### [EXERCISE TASK]
Quote the listing below in its entirety, omitting every image.

### [DATA EXTRACT]
━━━━━━━━━━━━━━━━━━━━

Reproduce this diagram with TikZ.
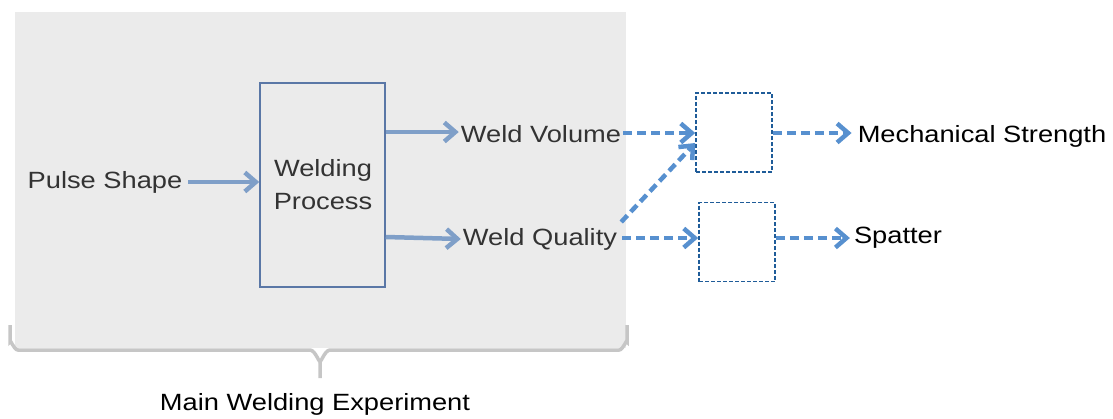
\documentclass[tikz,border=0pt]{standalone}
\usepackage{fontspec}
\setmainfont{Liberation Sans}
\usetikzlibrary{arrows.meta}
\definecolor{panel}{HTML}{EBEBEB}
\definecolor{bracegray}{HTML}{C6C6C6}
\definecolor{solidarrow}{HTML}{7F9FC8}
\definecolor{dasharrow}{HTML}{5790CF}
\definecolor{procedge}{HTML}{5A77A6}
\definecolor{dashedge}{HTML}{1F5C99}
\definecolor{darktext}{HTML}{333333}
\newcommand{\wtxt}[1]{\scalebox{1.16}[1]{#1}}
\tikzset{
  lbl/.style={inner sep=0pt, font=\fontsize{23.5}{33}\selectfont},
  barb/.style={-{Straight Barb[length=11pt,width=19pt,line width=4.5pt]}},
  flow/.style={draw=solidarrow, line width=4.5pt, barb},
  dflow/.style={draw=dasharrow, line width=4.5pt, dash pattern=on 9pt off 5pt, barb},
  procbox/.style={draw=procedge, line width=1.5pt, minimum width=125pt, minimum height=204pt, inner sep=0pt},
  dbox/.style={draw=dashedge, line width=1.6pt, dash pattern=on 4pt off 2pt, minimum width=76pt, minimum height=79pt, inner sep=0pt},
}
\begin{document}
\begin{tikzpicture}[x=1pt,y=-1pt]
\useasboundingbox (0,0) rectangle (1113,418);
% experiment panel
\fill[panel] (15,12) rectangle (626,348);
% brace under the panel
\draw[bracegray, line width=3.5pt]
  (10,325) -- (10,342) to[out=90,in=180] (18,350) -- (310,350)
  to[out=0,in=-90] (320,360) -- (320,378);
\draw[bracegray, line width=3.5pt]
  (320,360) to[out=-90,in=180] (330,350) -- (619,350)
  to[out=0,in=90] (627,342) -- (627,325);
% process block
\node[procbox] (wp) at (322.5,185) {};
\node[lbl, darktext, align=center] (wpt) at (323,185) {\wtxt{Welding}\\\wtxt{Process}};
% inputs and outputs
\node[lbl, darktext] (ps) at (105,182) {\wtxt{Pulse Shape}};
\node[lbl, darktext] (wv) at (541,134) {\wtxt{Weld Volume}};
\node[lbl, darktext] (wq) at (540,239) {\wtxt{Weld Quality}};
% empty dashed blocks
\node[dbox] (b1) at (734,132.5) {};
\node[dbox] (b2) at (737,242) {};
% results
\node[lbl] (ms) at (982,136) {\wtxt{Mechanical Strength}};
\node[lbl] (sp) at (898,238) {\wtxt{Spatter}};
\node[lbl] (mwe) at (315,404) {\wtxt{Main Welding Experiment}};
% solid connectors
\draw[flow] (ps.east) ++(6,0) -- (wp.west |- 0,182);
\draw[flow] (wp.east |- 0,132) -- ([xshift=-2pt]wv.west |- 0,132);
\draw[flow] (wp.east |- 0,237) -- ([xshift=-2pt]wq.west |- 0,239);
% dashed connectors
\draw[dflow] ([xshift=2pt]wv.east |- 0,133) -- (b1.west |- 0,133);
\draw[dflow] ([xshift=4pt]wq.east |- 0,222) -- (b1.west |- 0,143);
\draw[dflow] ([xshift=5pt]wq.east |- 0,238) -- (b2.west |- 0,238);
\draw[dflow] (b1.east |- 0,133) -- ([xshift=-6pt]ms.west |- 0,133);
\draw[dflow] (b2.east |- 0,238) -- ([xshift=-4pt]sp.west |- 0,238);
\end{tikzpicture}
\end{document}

━━━━━━━━━━━━━━━━━━━━

### [TASK SOLUTION]
Reproduce this diagram with TikZ.
\documentclass[tikz,border=0pt]{standalone}
\usepackage{fontspec}
\setmainfont{Liberation Sans}
\usetikzlibrary{arrows.meta}
\definecolor{panel}{HTML}{EBEBEB}
\definecolor{bracegray}{HTML}{C6C6C6}
\definecolor{solidarrow}{HTML}{7F9FC8}
\definecolor{dasharrow}{HTML}{5790CF}
\definecolor{procedge}{HTML}{5A77A6}
\definecolor{dashedge}{HTML}{1F5C99}
\definecolor{darktext}{HTML}{333333}
\newcommand{\wtxt}[1]{\scalebox{1.16}[1]{#1}}
\tikzset{
  lbl/.style={inner sep=0pt, font=\fontsize{23.5}{33}\selectfont},
  barb/.style={-{Straight Barb[length=11pt,width=19pt,line width=4.5pt]}},
  flow/.style={draw=solidarrow, line width=4.5pt, barb},
  dflow/.style={draw=dasharrow, line width=4.5pt, dash pattern=on 9pt off 5pt, barb},
  procbox/.style={draw=procedge, line width=1.5pt, minimum width=125pt, minimum height=204pt, inner sep=0pt},
  dbox/.style={draw=dashedge, line width=1.6pt, dash pattern=on 4pt off 2pt, minimum width=76pt, minimum height=79pt, inner sep=0pt},
}
\begin{document}
\begin{tikzpicture}[x=1pt,y=-1pt]
\useasboundingbox (0,0) rectangle (1113,418);
% experiment panel
\fill[panel] (15,12) rectangle (626,348);
% brace under the panel
\draw[bracegray, line width=3.5pt]
  (10,325) -- (10,342) to[out=90,in=180] (18,350) -- (310,350)
  to[out=0,in=-90] (320,360) -- (320,378);
\draw[bracegray, line width=3.5pt]
  (320,360) to[out=-90,in=180] (330,350) -- (619,350)
  to[out=0,in=90] (627,342) -- (627,325);
% process block
\node[procbox] (wp) at (322.5,185) {};
\node[lbl, darktext, align=center] (wpt) at (323,185) {\wtxt{Welding}\\\wtxt{Process}};
% inputs and outputs
\node[lbl, darktext] (ps) at (105,182) {\wtxt{Pulse Shape}};
\node[lbl, darktext] (wv) at (541,134) {\wtxt{Weld Volume}};
\node[lbl, darktext] (wq) at (540,239) {\wtxt{Weld Quality}};
% empty dashed blocks
\node[dbox] (b1) at (734,132.5) {};
\node[dbox] (b2) at (737,242) {};
% results
\node[lbl] (ms) at (982,136) {\wtxt{Mechanical Strength}};
\node[lbl] (sp) at (898,238) {\wtxt{Spatter}};
\node[lbl] (mwe) at (315,404) {\wtxt{Main Welding Experiment}};
% solid connectors
\draw[flow] (ps.east) ++(6,0) -- (wp.west |- 0,182);
\draw[flow] (wp.east |- 0,132) -- ([xshift=-2pt]wv.west |- 0,132);
\draw[flow] (wp.east |- 0,237) -- ([xshift=-2pt]wq.west |- 0,239);
% dashed connectors
\draw[dflow] ([xshift=2pt]wv.east |- 0,133) -- (b1.west |- 0,133);
\draw[dflow] ([xshift=4pt]wq.east |- 0,222) -- (b1.west |- 0,143);
\draw[dflow] ([xshift=5pt]wq.east |- 0,238) -- (b2.west |- 0,238);
\draw[dflow] (b1.east |- 0,133) -- ([xshift=-6pt]ms.west |- 0,133);
\draw[dflow] (b2.east |- 0,238) -- ([xshift=-4pt]sp.west |- 0,238);
\end{tikzpicture}
\end{document}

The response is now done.